Harvey quietly reaches for one kitty, but he hisses and bats at her with an outstretched paw, claws at the ready. She waits a moment for the cat to calm down and then tries again. But the cat latches onto the cage, shimmying quickly under a shelf and out of Harvey’s reach. The other cats react the same way, creating a fluffy cat tornado as they dart in circles.

Harvey’s trying to catch the ferals and the more domesticated kitties inside the House of Mews’ old building at 944 South Cooper, so they can be moved across the street to their new home inside the former Dylan Blue store.

After Harvey’s previous landlords, Laurence Bloch and James Raspberry, told her they had other plans for her space, she was forced to find a new home for her 11-year-old cat-rescue business.
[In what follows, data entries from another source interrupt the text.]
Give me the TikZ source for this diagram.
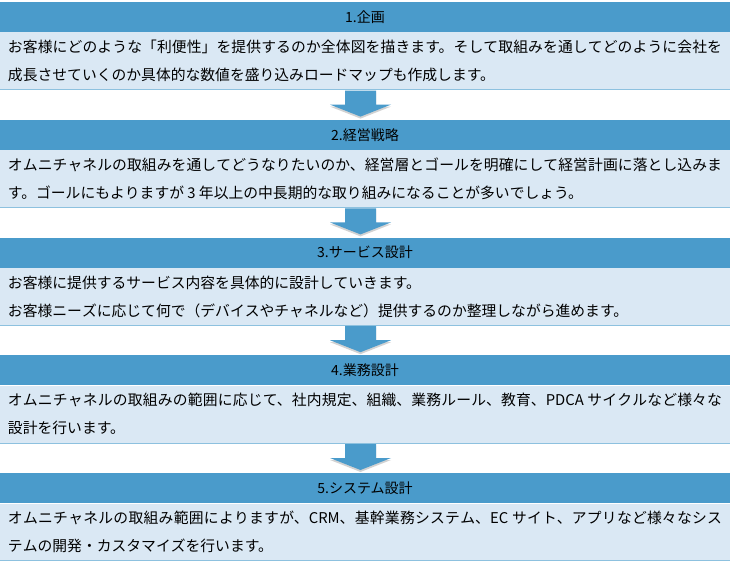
\documentclass[tikz,border=0pt]{standalone}
\usepackage{fontspec}
\setmainfont{Noto Sans CJK JP}
\XeTeXlinebreaklocale "ja"
\XeTeXlinebreakskip=0pt plus 1pt
\usetikzlibrary{positioning,calc,shadows}
\definecolor{headblue}{HTML}{4A9BCB}
\definecolor{bodyblue}{HTML}{DAE8F4}
\definecolor{edgeblue}{HTML}{8DC1DF}
\tikzset{font=\fontsize{14.8}{28}\selectfont}

\begin{document}
\begin{tikzpicture}
  [x=1pt, y=-1pt, node distance=0pt,
  head/.style={rectangle, fill=headblue, minimum width=730pt, minimum height=30pt, inner sep=0pt, font=\fontsize{14}{16}\selectfont},
  body/.style={rectangle, fill=bodyblue, minimum width=730pt, minimum height=57pt, inner xsep=8pt, inner ysep=0pt, text width=714pt, align=justify},
  flow/.style={fill=headblue, drop shadow={shadow xshift=0pt, shadow yshift=-2pt, opacity=.35}}]
  \useasboundingbox[fill=white] (0,0) rectangle (730,561);

  % stage 1
  \node [head] (head1) at (365,17) {1.企画};
  \node [body, below=of head1] (body1) {お客様にどのような「利便性」を提供するのか全体図を描きます。そして取組みを通してどのように会社を\linebreak 成長させていくのか具体的な数値を盛り込みロードマップも作成します。};
  % stage 2
  \node [head, below=30pt of body1] (head2) {2.経営戦略};
  \node [body, below=of head2] (body2) {オムニチャネルの取組みを通してどうなりたいのか、経営層とゴールを明確にして経営計画に落とし込みま\linebreak す。ゴールにもよりますが 3 年以上の中長期的な取り組みになることが多いでしょう。};
  % stage 3
  \node [head, below=30pt of body2] (head3) {3.サービス設計};
  \node [body, below=of head3] (body3) {お客様に提供するサービス内容を具体的に設計していきます。\\お客様ニーズに応じて何で（デバイスやチャネルなど）提供するのか整理しながら進めます。};
  % stage 4
  \node [head, below=30pt of body3] (head4) {4.業務設計};
  \node [body, below=of head4] (body4) {オムニチャネルの取組みの範囲に応じて、社内規定、組織、業務ルール、教育、PDCA サイクルなど様々な\linebreak 設計を行います。};
  % stage 5
  \node [head, below=30pt of body4] (head5) {5.システム設計};
  \node [body, below=of head5] (body5) {オムニチャネルの取組み範囲によりますが、CRM、基幹業務システム、EC サイト、アプリなど様々なシス\linebreak テムの開発・カスタマイズを行います。};

  \foreach \k in {1,...,5}
    \draw [edgeblue, line width=1pt] (body\k.south west) -- (body\k.south east);

  % arrows between stages
  \foreach \k in {1,...,4}
    \fill [flow] ($(body\k.south)+(-20,1)$) -- ++(31,0) -- ++(0,14) -- ++(15,0)
      -- ++(-30.5,12) -- ++(-30.5,-12) -- ++(15,0) -- cycle;
\end{tikzpicture}
\end{document}
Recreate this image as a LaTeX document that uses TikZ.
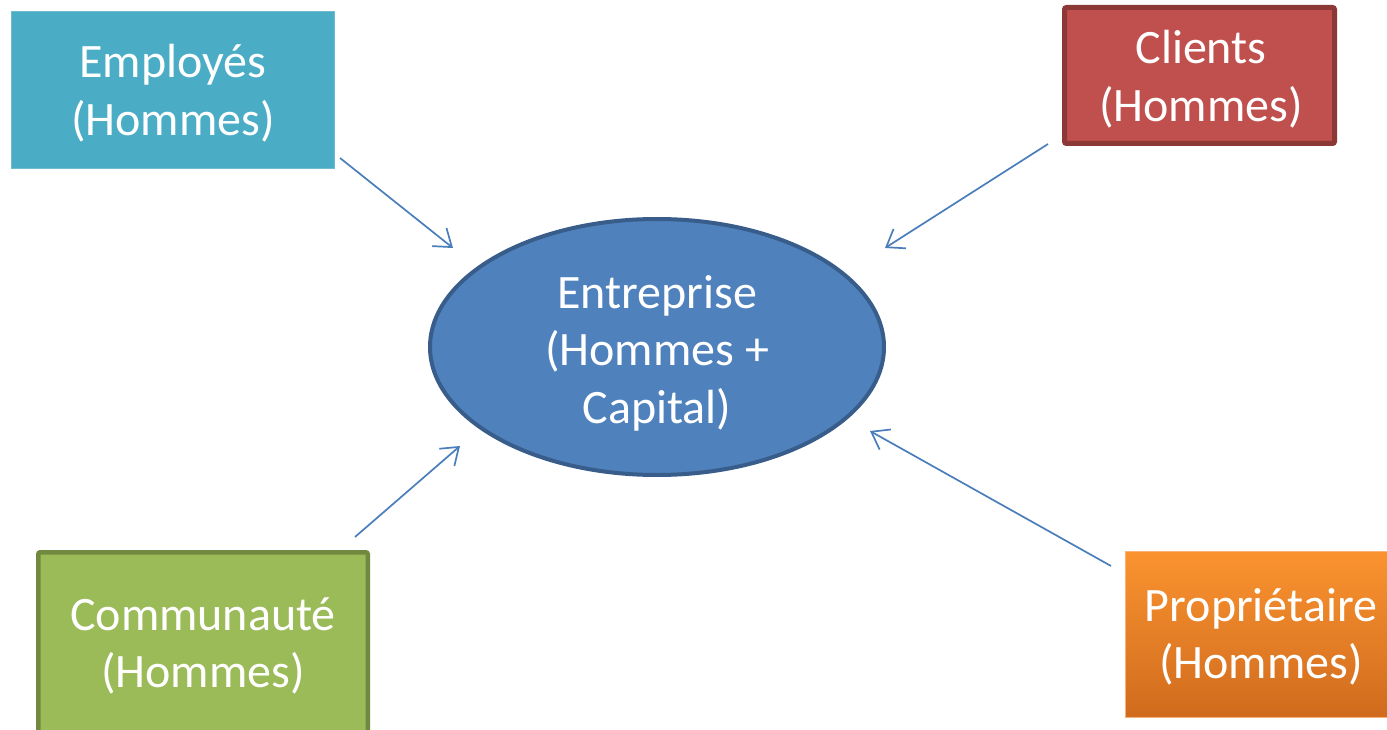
\documentclass[tikz,border=0pt]{standalone}
\usepackage{fontspec}
\setmainfont{Carlito}
\usetikzlibrary{arrows.meta,shapes.geometric}
\definecolor{empfill}{HTML}{4BACC6}
\definecolor{empdraw}{HTML}{6FBCD1}
\definecolor{clifill}{HTML}{C0504D}
\definecolor{clidraw}{HTML}{8C3836}
\definecolor{comfill}{HTML}{9BBB59}
\definecolor{comdraw}{HTML}{71893F}
\definecolor{protop}{HTML}{FA932F}
\definecolor{probot}{HTML}{D06B1E}
\definecolor{prodraw}{HTML}{F9B27A}
\definecolor{entfill}{HTML}{4F81BD}
\definecolor{entdraw}{HTML}{385D8A}
\definecolor{arrowblue}{HTML}{4A7EBB}
\begin{document}
\begin{tikzpicture}[x=1pt,y=-1pt,
  lbl/.style={text=white,align=center,font=\fontsize{48}{57.5}\selectfont,inner sep=0pt},
  boxnode/.style={rectangle},
  link/.style={draw=arrowblue,line width=1.7pt,-{Straight Barb[length=16pt,width=23pt,line width=1.7pt]}}]
\useasboundingbox (0,0) rectangle (1387,730);
\clip (0,0) rectangle (1387,730);
\fill[white] (0,0) rectangle (1387,730);

\node[boxnode,fill=empfill,draw=empdraw,line width=1pt,minimum width=323pt,minimum height=157pt] (emp) at (173,90) {};
\node[lbl] (emptxt) at (173,93) {Employés\\(Hommes)};
\node[boxnode,fill=clifill,draw=clidraw,line width=5pt,rounded corners=2pt,minimum width=270pt,minimum height=136pt] (cli) at (1199.5,75.5) {};
\node[lbl] (clitxt) at (1201,79) {Clients\\(Hommes)};
\node[boxnode,fill=comfill,draw=comdraw,line width=4.5pt,rounded corners=2pt,minimum width=329.5pt,minimum height=191.5pt] (com) at (203,648) {};
\node[lbl] (comtxt) at (203,646) {Communauté\\(Hommes)};
\node[boxnode,top color=protop,bottom color=probot,draw=prodraw,line width=1pt,minimum width=271pt,minimum height=166pt] (pro) at (1261,634.5) {};
\node[lbl] (protxt) at (1261,637) {Propriétaire\\(Hommes)};
\node[ellipse,fill=entfill,draw=entdraw,line width=4pt,minimum width=454pt,minimum height=256pt] (ent) at (657,347) {};
\node[lbl] (enttxt) at (657,353) {Entreprise\\(Hommes +\\Capital)};

\coordinate (empS) at (340,158);
\coordinate (empT) at (453,248);
\coordinate (cliS) at (1048,144);
\coordinate (cliT) at (885,248);
\coordinate (comS) at (355,537);
\coordinate (comT) at (460,446);
\coordinate (proS) at (1111,566);
\coordinate (proT) at (870,431);

\draw[link] (empS) -- (empT);
\draw[link] (cliS) -- (cliT);
\draw[link] (comS) -- (comT);
\draw[link] (proS) -- (proT);
\end{tikzpicture}
\end{document}
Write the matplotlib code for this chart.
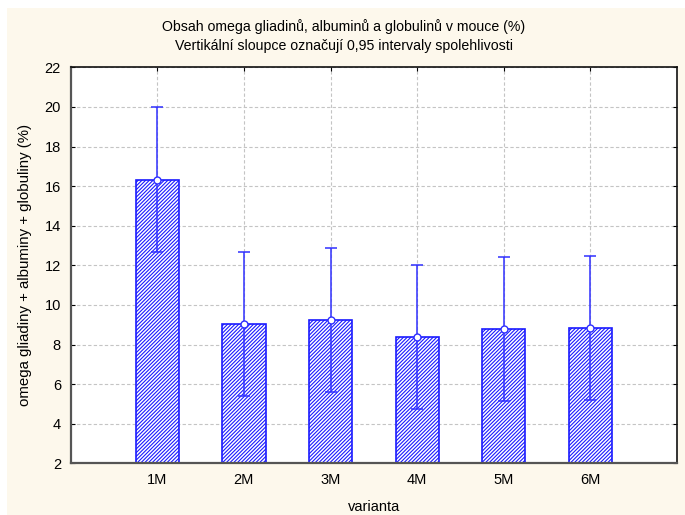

The former House of Mews building at the corner of Cooper and Young, along with the vacated junk/antique shop next door, will be transformed into new retail space: Burke’s Book Store.

“Revid Management said they had the perfect spot across the street. It was only about 1,000 square feet, and the back room was so small,” says Harvey. “But everything else was either too expensive or it was in a place where we wouldn’t be seen.”

The original space was about 2,800 square feet, so Harvey was forced to adopt out as many cats as possible. In mid-January, the House of Mews had about 175 cats. At the time of the move last week, there were 68 left. “I won’t deal with any more than that,” says Harvey. “I don’t want people to be inundated with cats.”

On February 24th, about 25 volunteers showed up to help Harvey move cages and other furnishings out of the old store. Then, on March 1st, volunteers Kelly Chumley and Amanda Smith assisted Harvey in loading cats into carriers and taking them, three at a time, across the street.

Catching some of them wasn’t easy. Harvey took to tossing towels over some of the cats, then scooping them up gently and loading them into crates. Chumley seemed to have a special talent for coaxing ferals. “She’s like the Cat Whisperer,” says Smith, as she watches Chumley easily catching the feral that gave Harvey such a hard time.